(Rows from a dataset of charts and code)
((

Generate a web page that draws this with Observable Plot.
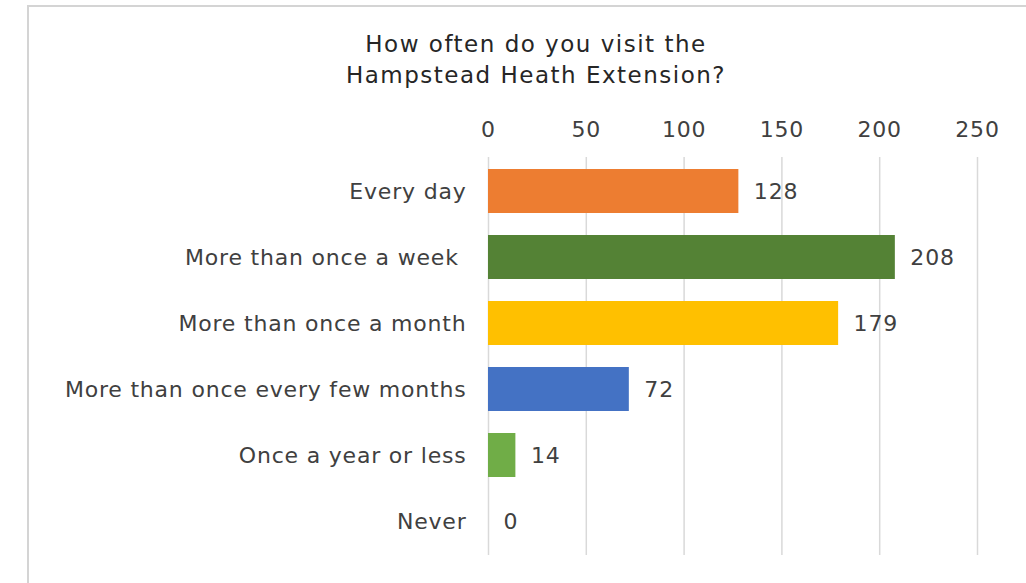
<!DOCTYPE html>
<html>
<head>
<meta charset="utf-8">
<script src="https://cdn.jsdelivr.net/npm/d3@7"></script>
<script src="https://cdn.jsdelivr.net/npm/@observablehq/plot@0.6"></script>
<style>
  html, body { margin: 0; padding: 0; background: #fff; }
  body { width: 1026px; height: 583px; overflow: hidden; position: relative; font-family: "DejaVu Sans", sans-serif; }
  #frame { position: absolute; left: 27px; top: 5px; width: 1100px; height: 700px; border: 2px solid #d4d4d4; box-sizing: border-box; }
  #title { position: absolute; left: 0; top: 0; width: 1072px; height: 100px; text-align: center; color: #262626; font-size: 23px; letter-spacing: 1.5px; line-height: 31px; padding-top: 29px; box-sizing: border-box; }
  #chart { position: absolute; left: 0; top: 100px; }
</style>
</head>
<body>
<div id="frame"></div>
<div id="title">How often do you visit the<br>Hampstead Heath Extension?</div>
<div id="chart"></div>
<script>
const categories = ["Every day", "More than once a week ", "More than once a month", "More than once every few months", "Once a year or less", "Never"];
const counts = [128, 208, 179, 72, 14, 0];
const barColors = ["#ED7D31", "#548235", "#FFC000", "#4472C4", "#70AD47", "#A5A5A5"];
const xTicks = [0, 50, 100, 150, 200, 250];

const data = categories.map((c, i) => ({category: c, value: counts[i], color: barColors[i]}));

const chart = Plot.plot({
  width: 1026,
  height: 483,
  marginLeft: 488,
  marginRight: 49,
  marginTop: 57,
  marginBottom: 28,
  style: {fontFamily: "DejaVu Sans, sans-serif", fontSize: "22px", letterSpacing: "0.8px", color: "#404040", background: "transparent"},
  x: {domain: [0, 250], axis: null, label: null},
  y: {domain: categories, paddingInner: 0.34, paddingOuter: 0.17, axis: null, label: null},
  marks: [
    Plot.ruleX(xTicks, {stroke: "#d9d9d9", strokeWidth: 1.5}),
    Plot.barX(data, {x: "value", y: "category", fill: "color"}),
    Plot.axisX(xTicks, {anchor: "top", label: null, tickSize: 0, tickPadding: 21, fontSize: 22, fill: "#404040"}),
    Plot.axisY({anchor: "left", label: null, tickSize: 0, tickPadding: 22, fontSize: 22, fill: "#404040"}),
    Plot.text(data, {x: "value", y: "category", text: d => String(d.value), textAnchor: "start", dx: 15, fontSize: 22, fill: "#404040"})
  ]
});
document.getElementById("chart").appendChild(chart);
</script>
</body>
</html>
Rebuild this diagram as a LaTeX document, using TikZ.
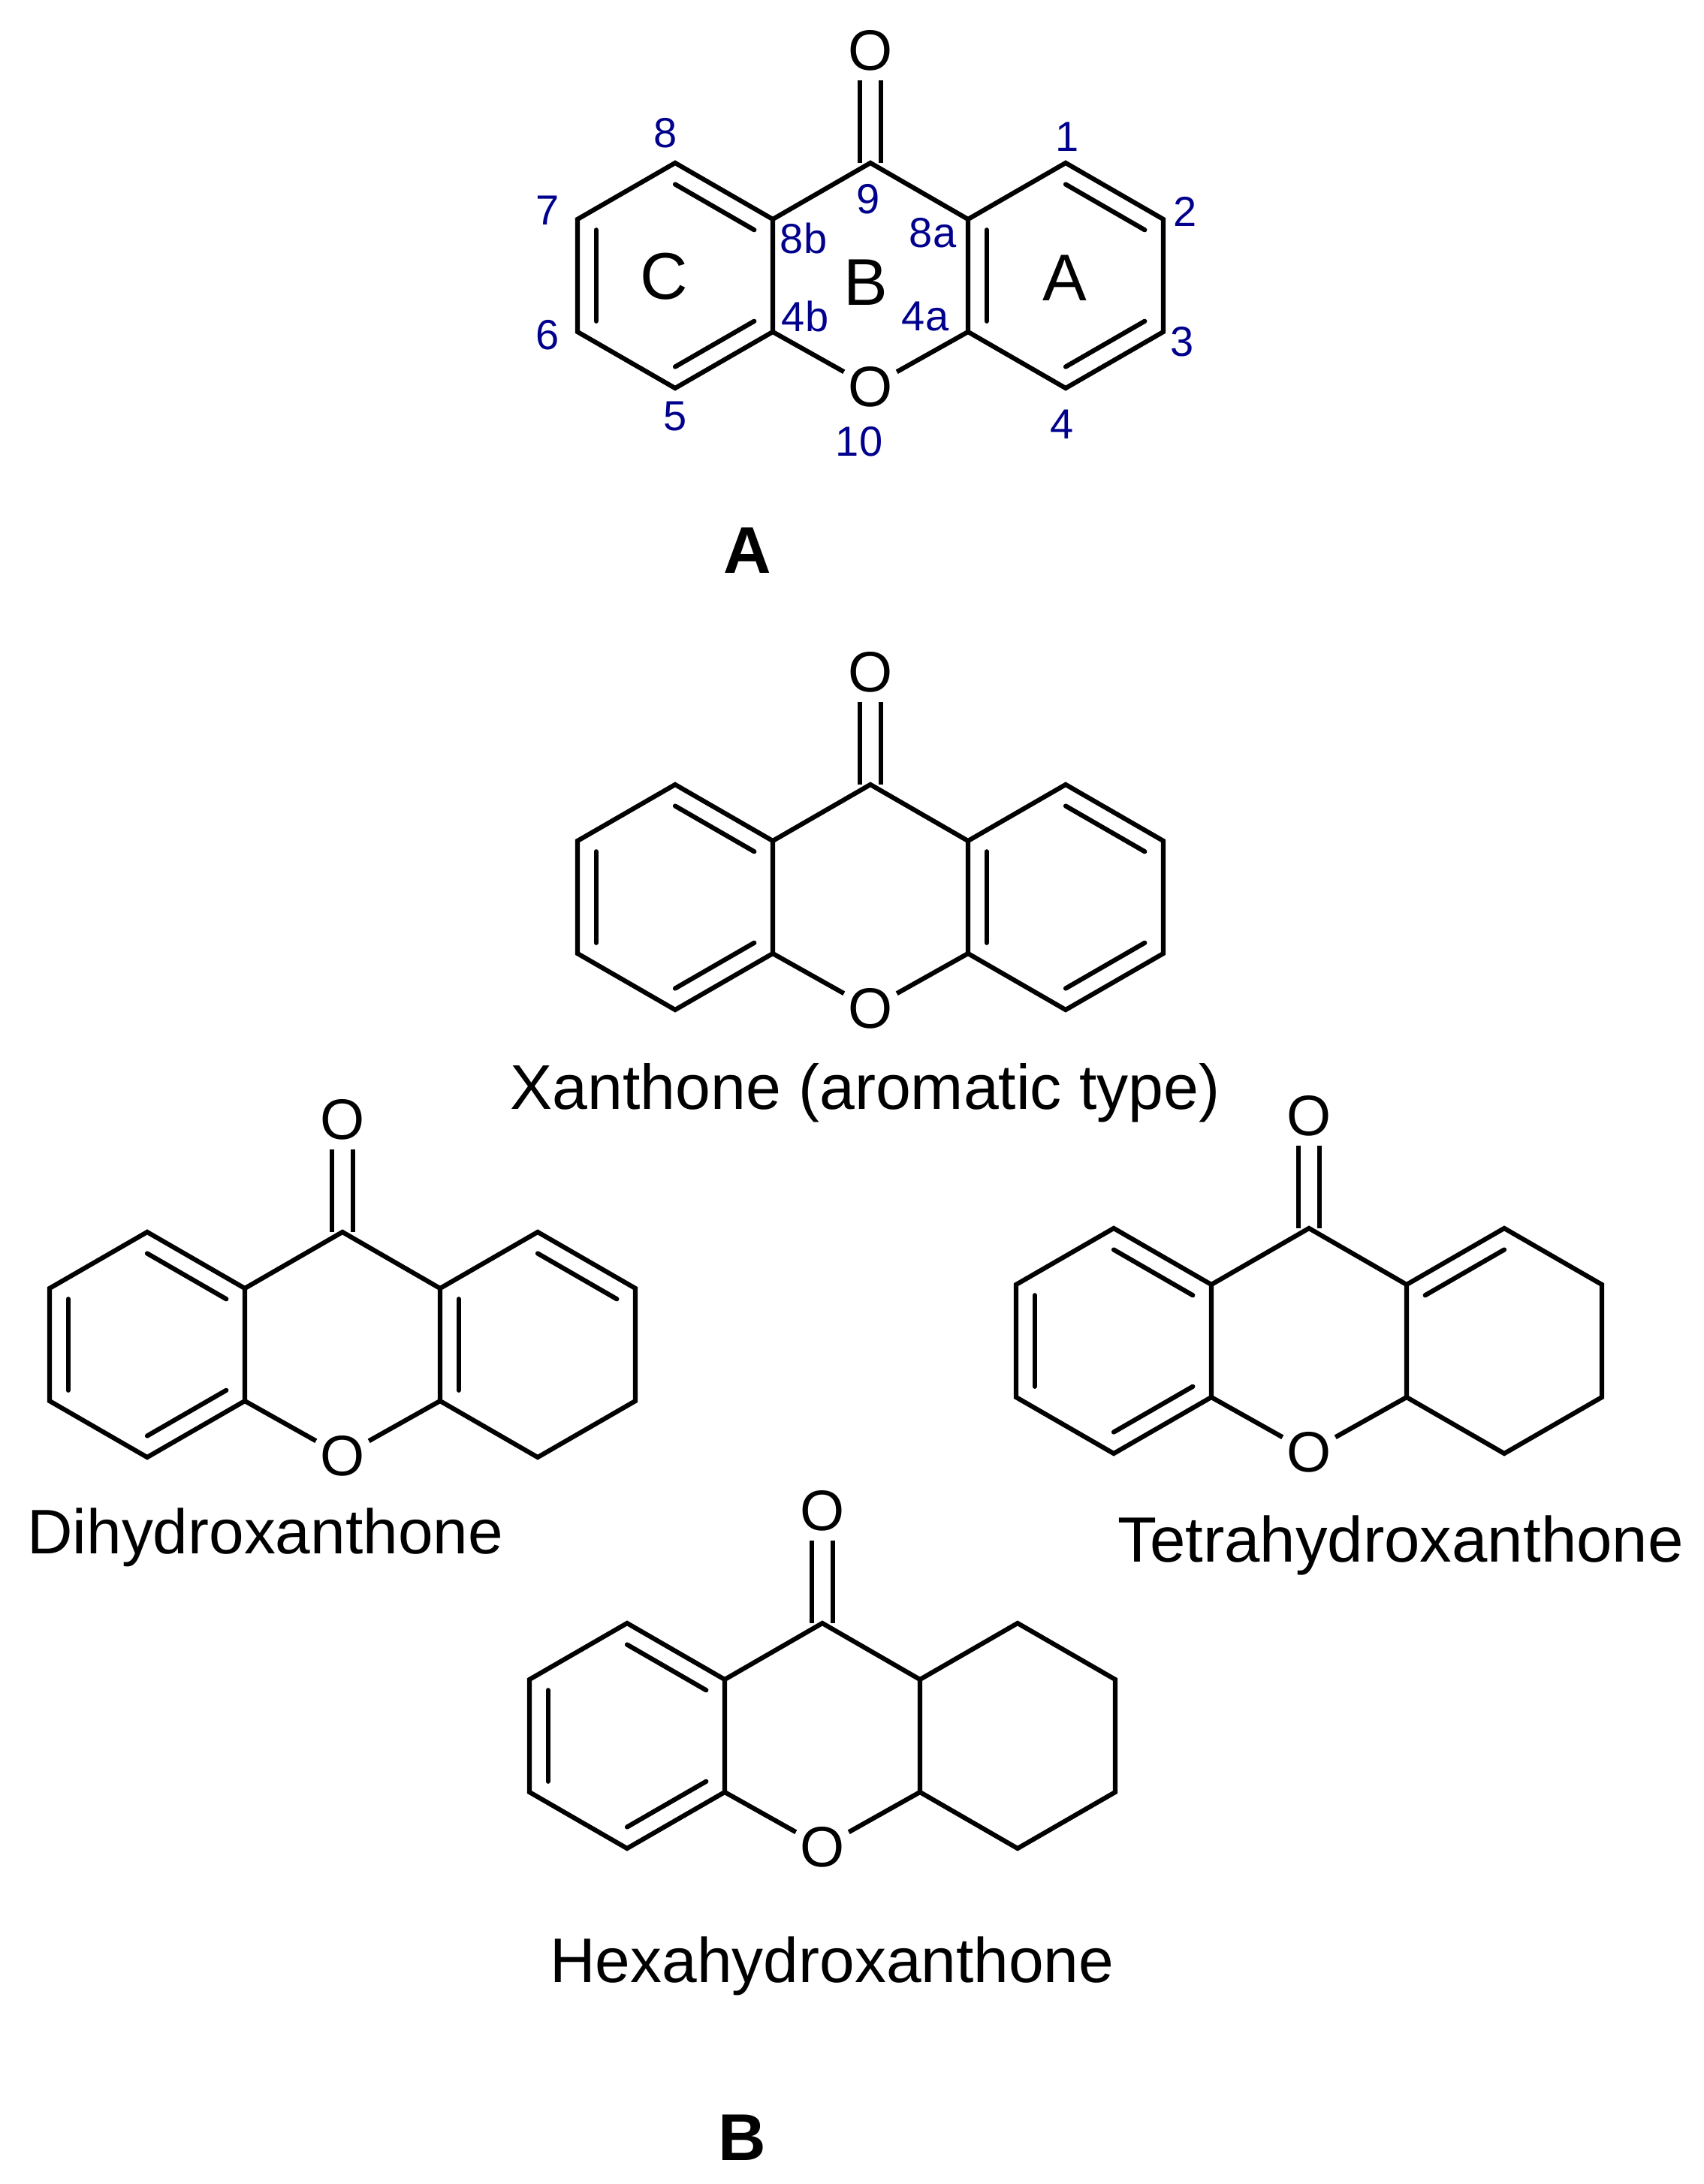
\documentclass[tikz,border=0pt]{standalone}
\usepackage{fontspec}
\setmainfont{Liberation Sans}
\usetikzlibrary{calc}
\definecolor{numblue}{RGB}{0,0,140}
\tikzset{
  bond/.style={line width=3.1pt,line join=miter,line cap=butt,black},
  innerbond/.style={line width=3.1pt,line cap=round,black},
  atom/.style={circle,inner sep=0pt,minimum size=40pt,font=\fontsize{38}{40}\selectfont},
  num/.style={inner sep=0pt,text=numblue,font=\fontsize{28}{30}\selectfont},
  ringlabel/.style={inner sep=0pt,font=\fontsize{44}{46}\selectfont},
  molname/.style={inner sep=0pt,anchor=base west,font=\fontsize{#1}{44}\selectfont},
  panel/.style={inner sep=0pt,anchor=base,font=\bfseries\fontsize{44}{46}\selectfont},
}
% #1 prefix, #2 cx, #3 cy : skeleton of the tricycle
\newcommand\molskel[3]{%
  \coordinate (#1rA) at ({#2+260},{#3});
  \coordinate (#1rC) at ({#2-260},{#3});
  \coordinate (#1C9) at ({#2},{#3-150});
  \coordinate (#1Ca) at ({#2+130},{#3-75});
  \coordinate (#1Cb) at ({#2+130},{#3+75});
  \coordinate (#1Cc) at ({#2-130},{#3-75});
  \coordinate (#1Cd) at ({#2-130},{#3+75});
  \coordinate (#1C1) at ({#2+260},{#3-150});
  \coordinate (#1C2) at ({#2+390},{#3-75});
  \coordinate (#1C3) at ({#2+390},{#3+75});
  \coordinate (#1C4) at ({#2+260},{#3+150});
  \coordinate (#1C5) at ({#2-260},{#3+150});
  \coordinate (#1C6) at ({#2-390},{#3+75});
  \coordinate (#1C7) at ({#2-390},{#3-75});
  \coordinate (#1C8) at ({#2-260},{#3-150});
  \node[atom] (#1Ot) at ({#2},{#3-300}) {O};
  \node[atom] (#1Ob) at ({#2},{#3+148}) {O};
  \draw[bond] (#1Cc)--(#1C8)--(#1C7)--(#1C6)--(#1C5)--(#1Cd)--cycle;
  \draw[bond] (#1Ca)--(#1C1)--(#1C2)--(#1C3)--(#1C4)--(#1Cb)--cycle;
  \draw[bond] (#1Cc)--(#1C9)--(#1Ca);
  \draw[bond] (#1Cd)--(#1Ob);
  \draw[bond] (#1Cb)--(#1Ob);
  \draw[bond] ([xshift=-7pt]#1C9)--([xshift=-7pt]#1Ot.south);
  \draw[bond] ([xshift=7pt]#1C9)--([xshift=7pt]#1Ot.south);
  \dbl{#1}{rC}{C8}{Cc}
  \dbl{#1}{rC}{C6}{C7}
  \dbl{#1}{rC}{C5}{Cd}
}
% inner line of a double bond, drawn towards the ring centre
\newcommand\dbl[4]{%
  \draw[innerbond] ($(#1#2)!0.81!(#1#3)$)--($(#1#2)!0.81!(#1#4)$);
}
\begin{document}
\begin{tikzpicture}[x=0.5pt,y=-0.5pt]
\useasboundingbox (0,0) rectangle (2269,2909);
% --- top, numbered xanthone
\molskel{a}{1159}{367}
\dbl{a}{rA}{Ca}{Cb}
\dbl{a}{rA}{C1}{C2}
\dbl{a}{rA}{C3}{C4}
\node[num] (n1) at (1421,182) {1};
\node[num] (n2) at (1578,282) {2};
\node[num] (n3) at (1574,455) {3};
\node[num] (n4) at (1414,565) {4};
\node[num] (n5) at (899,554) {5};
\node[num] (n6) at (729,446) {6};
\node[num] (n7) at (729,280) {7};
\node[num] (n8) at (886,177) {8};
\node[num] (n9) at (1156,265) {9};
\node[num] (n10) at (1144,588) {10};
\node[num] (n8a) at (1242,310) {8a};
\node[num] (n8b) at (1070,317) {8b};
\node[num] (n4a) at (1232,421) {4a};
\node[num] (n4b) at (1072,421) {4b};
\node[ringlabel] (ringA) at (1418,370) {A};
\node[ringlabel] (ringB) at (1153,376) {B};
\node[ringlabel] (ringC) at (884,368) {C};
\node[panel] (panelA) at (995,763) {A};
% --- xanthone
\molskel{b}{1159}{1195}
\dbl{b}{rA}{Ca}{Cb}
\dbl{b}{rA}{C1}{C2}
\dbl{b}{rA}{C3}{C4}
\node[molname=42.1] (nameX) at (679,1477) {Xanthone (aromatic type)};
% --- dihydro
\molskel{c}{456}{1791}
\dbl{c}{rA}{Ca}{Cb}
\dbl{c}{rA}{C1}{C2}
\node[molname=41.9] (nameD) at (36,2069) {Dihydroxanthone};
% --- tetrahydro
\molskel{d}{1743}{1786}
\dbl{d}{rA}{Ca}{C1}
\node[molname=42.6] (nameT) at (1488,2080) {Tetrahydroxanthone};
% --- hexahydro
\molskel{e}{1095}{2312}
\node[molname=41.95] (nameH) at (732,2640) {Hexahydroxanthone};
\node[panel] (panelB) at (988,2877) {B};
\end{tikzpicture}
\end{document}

))

Your task is to restate word for word the lines from the top of the data to the line containing "const data = categories.map((c, i)", both ends included, with every picture left out.

- **Reply to the task**:
Generate a web page that draws this with Observable Plot.
<!DOCTYPE html>
<html>
<head>
<meta charset="utf-8">
<script src="https://cdn.jsdelivr.net/npm/d3@7"></script>
<script src="https://cdn.jsdelivr.net/npm/@observablehq/plot@0.6"></script>
<style>
  html, body { margin: 0; padding: 0; background: #fff; }
  body { width: 1026px; height: 583px; overflow: hidden; position: relative; font-family: "DejaVu Sans", sans-serif; }
  #frame { position: absolute; left: 27px; top: 5px; width: 1100px; height: 700px; border: 2px solid #d4d4d4; box-sizing: border-box; }
  #title { position: absolute; left: 0; top: 0; width: 1072px; height: 100px; text-align: center; color: #262626; font-size: 23px; letter-spacing: 1.5px; line-height: 31px; padding-top: 29px; box-sizing: border-box; }
  #chart { position: absolute; left: 0; top: 100px; }
</style>
</head>
<body>
<div id="frame"></div>
<div id="title">How often do you visit the<br>Hampstead Heath Extension?</div>
<div id="chart"></div>
<script>
const categories = ["Every day", "More than once a week ", "More than once a month", "More than once every few months", "Once a year or less", "Never"];
const counts = [128, 208, 179, 72, 14, 0];
const barColors = ["#ED7D31", "#548235", "#FFC000", "#4472C4", "#70AD47", "#A5A5A5"];
const xTicks = [0, 50, 100, 150, 200, 250];

const data = categories.map((c, i) => ({category: c, value: counts[i], color: barColors[i]}));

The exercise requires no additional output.